[start]
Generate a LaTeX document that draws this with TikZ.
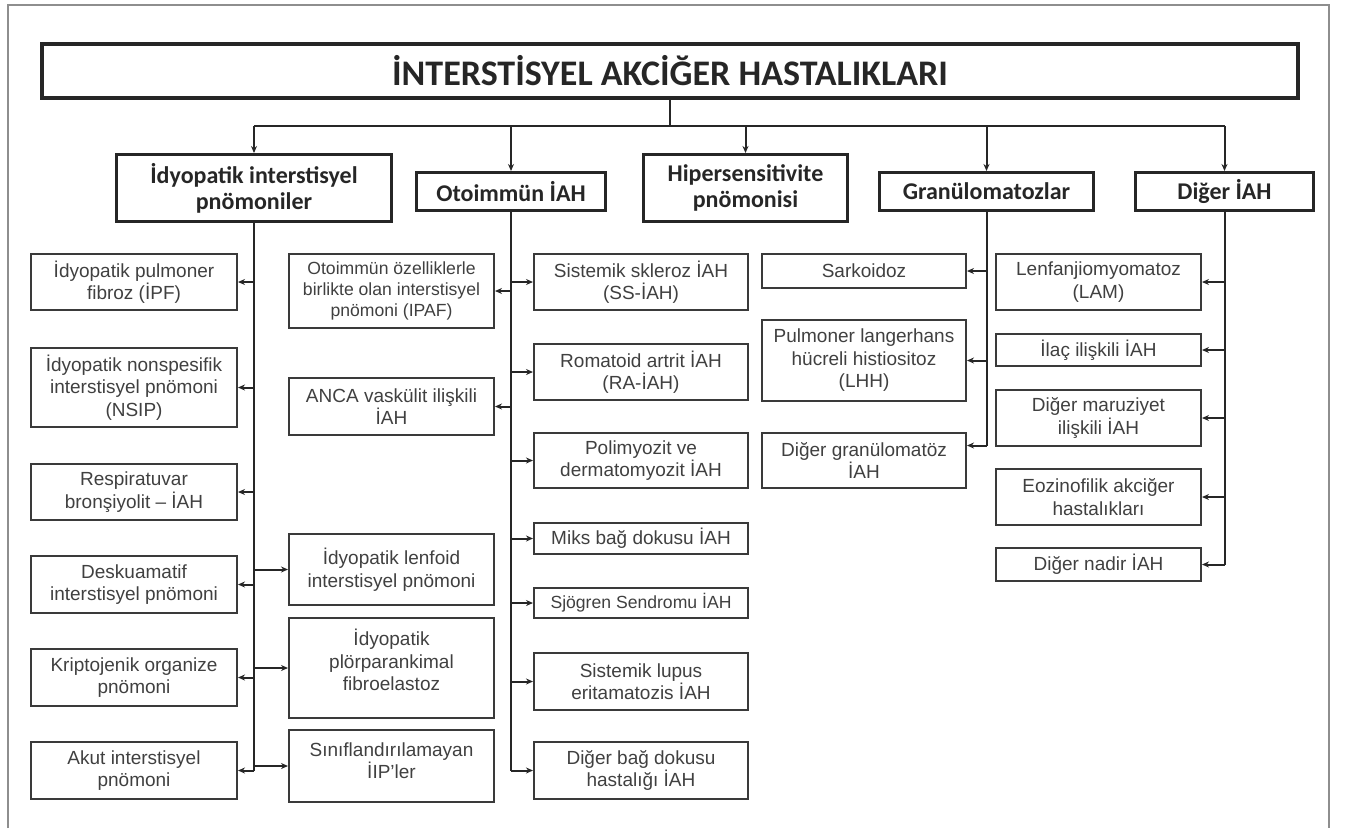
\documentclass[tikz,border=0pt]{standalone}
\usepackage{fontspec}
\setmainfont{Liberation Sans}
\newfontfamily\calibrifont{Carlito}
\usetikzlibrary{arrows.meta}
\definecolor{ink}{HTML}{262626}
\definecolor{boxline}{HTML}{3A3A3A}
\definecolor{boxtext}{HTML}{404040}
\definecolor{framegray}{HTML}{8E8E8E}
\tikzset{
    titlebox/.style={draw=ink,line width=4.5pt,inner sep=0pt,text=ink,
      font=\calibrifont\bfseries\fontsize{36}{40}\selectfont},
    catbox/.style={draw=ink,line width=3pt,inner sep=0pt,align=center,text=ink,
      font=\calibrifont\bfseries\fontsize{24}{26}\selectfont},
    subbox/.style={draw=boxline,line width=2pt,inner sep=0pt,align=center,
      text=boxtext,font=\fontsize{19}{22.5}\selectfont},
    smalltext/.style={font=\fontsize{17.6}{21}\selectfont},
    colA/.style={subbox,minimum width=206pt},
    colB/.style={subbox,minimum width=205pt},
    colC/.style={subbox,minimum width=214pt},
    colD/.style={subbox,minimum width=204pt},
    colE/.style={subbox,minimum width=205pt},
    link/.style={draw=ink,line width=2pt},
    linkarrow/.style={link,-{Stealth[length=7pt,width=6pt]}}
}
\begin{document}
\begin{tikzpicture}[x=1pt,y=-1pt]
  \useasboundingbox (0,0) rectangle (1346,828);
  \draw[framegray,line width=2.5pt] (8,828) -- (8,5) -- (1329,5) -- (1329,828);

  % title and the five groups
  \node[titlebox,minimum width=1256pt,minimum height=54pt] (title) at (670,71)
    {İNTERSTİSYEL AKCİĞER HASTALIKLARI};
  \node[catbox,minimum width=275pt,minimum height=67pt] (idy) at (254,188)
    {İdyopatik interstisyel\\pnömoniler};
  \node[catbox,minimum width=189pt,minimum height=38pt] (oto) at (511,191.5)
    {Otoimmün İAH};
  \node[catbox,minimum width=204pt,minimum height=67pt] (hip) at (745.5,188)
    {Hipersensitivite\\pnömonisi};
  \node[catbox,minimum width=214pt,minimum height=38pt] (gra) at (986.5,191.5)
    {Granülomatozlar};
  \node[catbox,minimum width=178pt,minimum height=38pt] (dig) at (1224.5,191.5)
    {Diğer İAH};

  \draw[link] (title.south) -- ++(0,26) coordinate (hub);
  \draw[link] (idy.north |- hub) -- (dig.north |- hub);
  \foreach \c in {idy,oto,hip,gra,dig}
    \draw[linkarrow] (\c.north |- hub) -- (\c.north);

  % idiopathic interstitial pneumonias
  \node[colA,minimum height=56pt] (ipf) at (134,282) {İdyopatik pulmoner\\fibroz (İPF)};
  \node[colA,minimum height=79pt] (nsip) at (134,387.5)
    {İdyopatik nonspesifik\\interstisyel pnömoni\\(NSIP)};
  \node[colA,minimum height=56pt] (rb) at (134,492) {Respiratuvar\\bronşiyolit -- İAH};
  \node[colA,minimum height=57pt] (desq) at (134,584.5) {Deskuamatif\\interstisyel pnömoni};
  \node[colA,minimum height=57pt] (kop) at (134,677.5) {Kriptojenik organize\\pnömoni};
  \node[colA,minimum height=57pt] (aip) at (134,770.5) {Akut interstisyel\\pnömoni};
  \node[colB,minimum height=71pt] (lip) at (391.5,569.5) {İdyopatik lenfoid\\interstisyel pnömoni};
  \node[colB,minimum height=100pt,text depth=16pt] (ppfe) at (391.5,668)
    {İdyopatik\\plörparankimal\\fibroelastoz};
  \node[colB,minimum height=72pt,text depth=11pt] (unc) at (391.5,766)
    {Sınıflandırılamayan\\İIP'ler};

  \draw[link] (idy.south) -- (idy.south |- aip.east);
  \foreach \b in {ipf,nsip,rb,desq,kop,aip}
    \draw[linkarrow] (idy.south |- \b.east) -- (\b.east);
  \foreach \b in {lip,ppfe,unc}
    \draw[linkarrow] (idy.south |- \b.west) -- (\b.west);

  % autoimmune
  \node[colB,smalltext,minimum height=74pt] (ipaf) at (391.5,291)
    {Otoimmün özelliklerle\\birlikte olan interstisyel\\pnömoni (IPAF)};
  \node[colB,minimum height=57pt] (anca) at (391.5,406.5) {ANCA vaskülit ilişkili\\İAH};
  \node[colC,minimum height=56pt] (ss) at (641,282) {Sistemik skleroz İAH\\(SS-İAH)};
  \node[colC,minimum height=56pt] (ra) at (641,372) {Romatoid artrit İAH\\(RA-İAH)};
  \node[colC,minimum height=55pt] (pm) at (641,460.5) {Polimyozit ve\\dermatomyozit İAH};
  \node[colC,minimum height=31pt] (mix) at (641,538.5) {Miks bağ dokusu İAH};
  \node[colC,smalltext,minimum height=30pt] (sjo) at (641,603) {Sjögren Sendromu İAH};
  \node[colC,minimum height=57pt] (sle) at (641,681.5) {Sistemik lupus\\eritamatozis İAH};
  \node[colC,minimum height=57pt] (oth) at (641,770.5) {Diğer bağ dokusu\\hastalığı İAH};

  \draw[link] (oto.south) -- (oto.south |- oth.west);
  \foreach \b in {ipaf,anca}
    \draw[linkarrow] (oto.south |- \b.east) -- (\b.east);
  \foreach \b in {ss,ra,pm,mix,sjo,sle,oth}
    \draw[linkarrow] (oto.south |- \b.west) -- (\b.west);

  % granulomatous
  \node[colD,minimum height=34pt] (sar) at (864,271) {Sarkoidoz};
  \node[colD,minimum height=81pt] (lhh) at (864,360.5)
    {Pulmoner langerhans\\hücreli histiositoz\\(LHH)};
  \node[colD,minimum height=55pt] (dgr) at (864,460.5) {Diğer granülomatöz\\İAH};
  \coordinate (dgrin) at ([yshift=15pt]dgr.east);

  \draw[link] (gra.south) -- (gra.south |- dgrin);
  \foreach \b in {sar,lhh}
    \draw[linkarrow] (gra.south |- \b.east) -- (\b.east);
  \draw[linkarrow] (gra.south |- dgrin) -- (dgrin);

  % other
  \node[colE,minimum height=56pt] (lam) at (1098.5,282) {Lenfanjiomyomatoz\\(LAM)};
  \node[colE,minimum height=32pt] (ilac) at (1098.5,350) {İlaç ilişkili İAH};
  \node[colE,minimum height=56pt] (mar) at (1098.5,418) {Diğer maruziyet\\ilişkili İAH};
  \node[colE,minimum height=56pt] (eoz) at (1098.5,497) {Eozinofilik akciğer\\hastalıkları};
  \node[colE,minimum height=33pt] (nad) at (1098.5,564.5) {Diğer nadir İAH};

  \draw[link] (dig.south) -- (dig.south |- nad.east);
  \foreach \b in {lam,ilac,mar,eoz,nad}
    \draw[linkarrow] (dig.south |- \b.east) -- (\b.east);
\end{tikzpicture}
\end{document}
[end]
### What this task involves
Reproduce every line precisely as given, omitting all pictures.

### Written reply
Generate a LaTeX document that draws this with TikZ.
\documentclass[tikz,border=0pt]{standalone}
\usepackage{fontspec}
\setmainfont{Liberation Sans}
\newfontfamily\calibrifont{Carlito}
\usetikzlibrary{arrows.meta}
\definecolor{ink}{HTML}{262626}
\definecolor{boxline}{HTML}{3A3A3A}
\definecolor{boxtext}{HTML}{404040}
\definecolor{framegray}{HTML}{8E8E8E}
\tikzset{
    titlebox/.style={draw=ink,line width=4.5pt,inner sep=0pt,text=ink,
      font=\calibrifont\bfseries\fontsize{36}{40}\selectfont},
    catbox/.style={draw=ink,line width=3pt,inner sep=0pt,align=center,text=ink,
      font=\calibrifont\bfseries\fontsize{24}{26}\selectfont},
    subbox/.style={draw=boxline,line width=2pt,inner sep=0pt,align=center,
      text=boxtext,font=\fontsize{19}{22.5}\selectfont},
    smalltext/.style={font=\fontsize{17.6}{21}\selectfont},
    colA/.style={subbox,minimum width=206pt},
    colB/.style={subbox,minimum width=205pt},
    colC/.style={subbox,minimum width=214pt},
    colD/.style={subbox,minimum width=204pt},
    colE/.style={subbox,minimum width=205pt},
    link/.style={draw=ink,line width=2pt},
    linkarrow/.style={link,-{Stealth[length=7pt,width=6pt]}}
}
\begin{document}
\begin{tikzpicture}[x=1pt,y=-1pt]
  \useasboundingbox (0,0) rectangle (1346,828);
  \draw[framegray,line width=2.5pt] (8,828) -- (8,5) -- (1329,5) -- (1329,828);

  % title and the five groups
  \node[titlebox,minimum width=1256pt,minimum height=54pt] (title) at (670,71)
    {İNTERSTİSYEL AKCİĞER HASTALIKLARI};
  \node[catbox,minimum width=275pt,minimum height=67pt] (idy) at (254,188)
    {İdyopatik interstisyel\\pnömoniler};
  \node[catbox,minimum width=189pt,minimum height=38pt] (oto) at (511,191.5)
    {Otoimmün İAH};
  \node[catbox,minimum width=204pt,minimum height=67pt] (hip) at (745.5,188)
    {Hipersensitivite\\pnömonisi};
  \node[catbox,minimum width=214pt,minimum height=38pt] (gra) at (986.5,191.5)
    {Granülomatozlar};
  \node[catbox,minimum width=178pt,minimum height=38pt] (dig) at (1224.5,191.5)
    {Diğer İAH};

  \draw[link] (title.south) -- ++(0,26) coordinate (hub);
  \draw[link] (idy.north |- hub) -- (dig.north |- hub);
  \foreach \c in {idy,oto,hip,gra,dig}
    \draw[linkarrow] (\c.north |- hub) -- (\c.north);

  % idiopathic interstitial pneumonias
  \node[colA,minimum height=56pt] (ipf) at (134,282) {İdyopatik pulmoner\\fibroz (İPF)};
  \node[colA,minimum height=79pt] (nsip) at (134,387.5)
    {İdyopatik nonspesifik\\interstisyel pnömoni\\(NSIP)};
  \node[colA,minimum height=56pt] (rb) at (134,492) {Respiratuvar\\bronşiyolit -- İAH};
  \node[colA,minimum height=57pt] (desq) at (134,584.5) {Deskuamatif\\interstisyel pnömoni};
  \node[colA,minimum height=57pt] (kop) at (134,677.5) {Kriptojenik organize\\pnömoni};
  \node[colA,minimum height=57pt] (aip) at (134,770.5) {Akut interstisyel\\pnömoni};
  \node[colB,minimum height=71pt] (lip) at (391.5,569.5) {İdyopatik lenfoid\\interstisyel pnömoni};
  \node[colB,minimum height=100pt,text depth=16pt] (ppfe) at (391.5,668)
    {İdyopatik\\plörparankimal\\fibroelastoz};
  \node[colB,minimum height=72pt,text depth=11pt] (unc) at (391.5,766)
    {Sınıflandırılamayan\\İIP'ler};

  \draw[link] (idy.south) -- (idy.south |- aip.east);
  \foreach \b in {ipf,nsip,rb,desq,kop,aip}
    \draw[linkarrow] (idy.south |- \b.east) -- (\b.east);
  \foreach \b in {lip,ppfe,unc}
    \draw[linkarrow] (idy.south |- \b.west) -- (\b.west);

  % autoimmune
  \node[colB,smalltext,minimum height=74pt] (ipaf) at (391.5,291)
    {Otoimmün özelliklerle\\birlikte olan interstisyel\\pnömoni (IPAF)};
  \node[colB,minimum height=57pt] (anca) at (391.5,406.5) {ANCA vaskülit ilişkili\\İAH};
  \node[colC,minimum height=56pt] (ss) at (641,282) {Sistemik skleroz İAH\\(SS-İAH)};
  \node[colC,minimum height=56pt] (ra) at (641,372) {Romatoid artrit İAH\\(RA-İAH)};
  \node[colC,minimum height=55pt] (pm) at (641,460.5) {Polimyozit ve\\dermatomyozit İAH};
  \node[colC,minimum height=31pt] (mix) at (641,538.5) {Miks bağ dokusu İAH};
  \node[colC,smalltext,minimum height=30pt] (sjo) at (641,603) {Sjögren Sendromu İAH};
  \node[colC,minimum height=57pt] (sle) at (641,681.5) {Sistemik lupus\\eritamatozis İAH};
  \node[colC,minimum height=57pt] (oth) at (641,770.5) {Diğer bağ dokusu\\hastalığı İAH};

  \draw[link] (oto.south) -- (oto.south |- oth.west);
  \foreach \b in {ipaf,anca}
    \draw[linkarrow] (oto.south |- \b.east) -- (\b.east);
  \foreach \b in {ss,ra,pm,mix,sjo,sle,oth}
    \draw[linkarrow] (oto.south |- \b.west) -- (\b.west);

  % granulomatous
  \node[colD,minimum height=34pt] (sar) at (864,271) {Sarkoidoz};
  \node[colD,minimum height=81pt] (lhh) at (864,360.5)
    {Pulmoner langerhans\\hücreli histiositoz\\(LHH)};
  \node[colD,minimum height=55pt] (dgr) at (864,460.5) {Diğer granülomatöz\\İAH};
  \coordinate (dgrin) at ([yshift=15pt]dgr.east);

  \draw[link] (gra.south) -- (gra.south |- dgrin);
  \foreach \b in {sar,lhh}
    \draw[linkarrow] (gra.south |- \b.east) -- (\b.east);
  \draw[linkarrow] (gra.south |- dgrin) -- (dgrin);

  % other
  \node[colE,minimum height=56pt] (lam) at (1098.5,282) {Lenfanjiomyomatoz\\(LAM)};
  \node[colE,minimum height=32pt] (ilac) at (1098.5,350) {İlaç ilişkili İAH};
  \node[colE,minimum height=56pt] (mar) at (1098.5,418) {Diğer maruziyet\\ilişkili İAH};
  \node[colE,minimum height=56pt] (eoz) at (1098.5,497) {Eozinofilik akciğer\\hastalıkları};
  \node[colE,minimum height=33pt] (nad) at (1098.5,564.5) {Diğer nadir İAH};

  \draw[link] (dig.south) -- (dig.south |- nad.east);
  \foreach \b in {lam,ilac,mar,eoz,nad}
    \draw[linkarrow] (dig.south |- \b.east) -- (\b.east);
\end{tikzpicture}
\end{document}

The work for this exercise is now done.